With the implemented model, the flow distribution and the formation of the spray cone were analyzed in both types of nozzles for different geometries and pressures. With this analysis, we found that no complete cylindrical air core formed inside of the nozzles. This is most likely related to the relatively small outlet diameters of the nozzles used in this study and, in the case of the SK nozzle, to the large length/diameter ratio of the outlet channel. A partial air core still forms in the SK nozzle for the emulsion of 10 mPa·s. In all other cases, including the MiniSDX, a short liquid jet exits the nozzle before it breaks up into a twisting thin lamella that forms the spray cone. The presence of an air core affects how the spray angle changes with operating pressure. This was evidenced in both experiments and simulations.

Although the complete air core could not be evidenced for these nozzle geometries, the highest shear rate was indeed found at the outlet channel for both nozzles under all conditions. Additionally, a correlation can be made between this shear rate and the maximum droplet size (x_90,3), with an R² of up to 0.99. However, this does not mean that the outlet shear rate is the only defining deformation force on the droplet breakup.
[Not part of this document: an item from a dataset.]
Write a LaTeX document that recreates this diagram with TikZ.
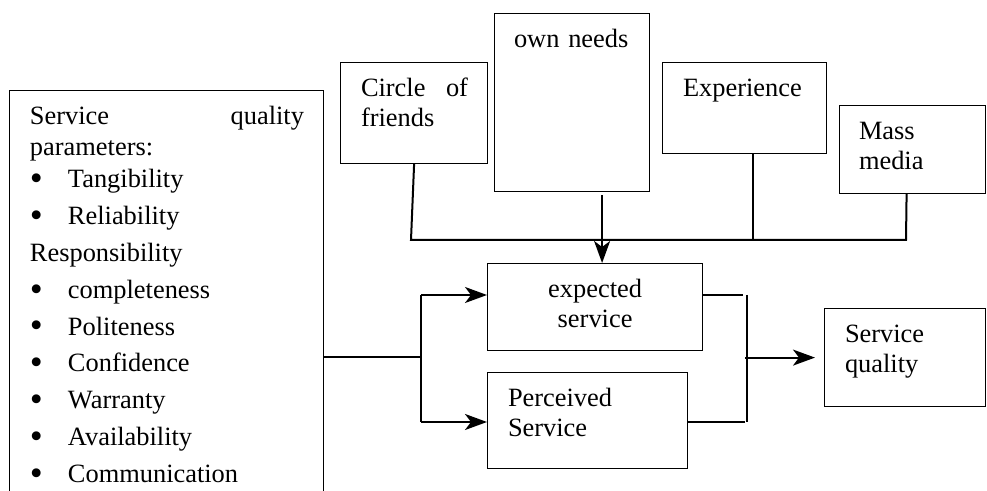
\documentclass[tikz,border=0pt]{standalone}
\usepackage{fontspec}
\setmainfont{Liberation Serif}
\usetikzlibrary{arrows.meta}
\tikzset{
	box/.style={draw,line width=0.6pt,anchor=north west,inner sep=0pt},
	txt/.style={anchor=base west,inner sep=0pt,align=left,font=\fontsize{13.2}{15}\selectfont},
	arr/.style={-{Stealth[length=11pt,width=8pt,inset=3pt]}}
}
\newcommand\bul{\makebox[19pt][l]{\raisebox{-1.4pt}{\scalebox{1.4}{\textbullet}}}}
\begin{document}
\begin{tikzpicture}[x=0.5pt,y=-0.5pt,line width=1pt]
	\useasboundingbox (0,0) rectangle (987,491);
	\clip (0,0) rectangle (987,491);
	% boxes
	\node[box,minimum width=157pt,minimum height=210pt] (params) at (9,90) {};
	\node[box,minimum width=73.5pt,minimum height=50.5pt] (friends) at (340,62) {};
	\node[box,minimum width=77.5pt,minimum height=89pt] (needs) at (494,13) {};
	\node[box,minimum width=82pt,minimum height=45.5pt] (exper) at (662,62) {};
	\node[box,minimum width=73pt,minimum height=44pt] (media) at (839,105) {};
	\node[box,minimum width=107.5pt,minimum height=43.5pt] (expect) at (487,263) {};
	\node[box,minimum width=100pt,minimum height=48pt] (perceiv) at (487,372) {};
	\node[box,minimum width=80.5pt,minimum height=49pt] (quality) at (824,308) {};
	% texts
	\node[txt,text width=137pt,font=\fontsize{13.2}{18.4}\selectfont] (params-t) at ([shift={(10pt,-17.5pt)}]params.north west)
		{Service\hfill quality\\[-2.9pt]
		parameters:\\[-2.4pt]
		\bul Tangibility\\
		\bul Reliability\\
		Responsibility\\
		\bul completeness\\
		\bul Politeness\\
		\bul Confidence\\
		\bul Warranty\\
		\bul Availability\\
		\bul Communication};
	\node[txt,text width=53.5pt] (friends-t) at ([shift={(10pt,-17.5pt)}]friends.north west) {Circle\hfill of\\friends};
	\node[txt,text width=60pt] (needs-t) at ([shift={(9.5pt,-17.5pt)}]needs.north west) {own needs};
	\node[txt,text width=62pt] (exper-t) at ([shift={(10pt,-17.5pt)}]exper.north west) {Experience};
	\node[txt,text width=53pt] (media-t) at ([shift={(9.5pt,-17.5pt)}]media.north west) {Mass\\media};
	\node[txt,anchor=base,align=center,text width=87.5pt] (expect-t) at ([yshift=-17.5pt]expect.north) {expected\\service};
	\node[txt,text width=80pt] (perceiv-t) at ([shift={(10pt,-17.5pt)}]perceiv.north west) {Perceived\\Service};
	\node[txt,text width=60pt] (quality-t) at ([shift={(10pt,-17.5pt)}]quality.north west) {Service\\quality};
	% upper bus
	\coordinate (busL) at (411,240);
	\coordinate (busR) at (906,240);
	\draw (friends.south)--(busL)--(busR)--([xshift=-3pt]media.south);
	\draw ([xshift=4pt]exper.south)--([xshift=4pt]exper.south |- busL);
	\draw[arr] ([shift={(15pt,-1.5pt)}]needs.south)--([xshift=15pt]needs.south |- expect.north);
	% left fork
	\coordinate (jT) at (421,295);
	\coordinate (jM) at (421,357);
	\coordinate (jB) at (421,422);
	\draw (jM -| params.east)--(jM);
	\draw (jT)--(jB);
	\draw[arr] (jT)--(jT -| expect.west);
	\draw[arr] (jB)--(jB -| perceiv.west);
	% right join
	\coordinate (kT) at (747,295);
	\coordinate (kB) at (747,422);
	\draw (kT)--(kB);
	\draw (kT -| expect.east)--([xshift=-2pt]kT);
	\draw (kB -| perceiv.east)--([xshift=-1pt]kB);
	\draw[arr,shorten >=4.5pt] ([xshift=-1pt]kT |- quality.west)--(quality.west);
\end{tikzpicture}
\end{document}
Both the shear rate at the inlet ports of the nozzles, and the elongation stresses along the nozzle were proven to fulfill the necessary criteria to cause droplet breakup. The theoretical model, which is based on the capillary number, cannot account for this multi-step, multi-factorial breakup mechanism. A more rigorous and complete model would have to be developed to be able to consider all the different deformation forces on the droplets.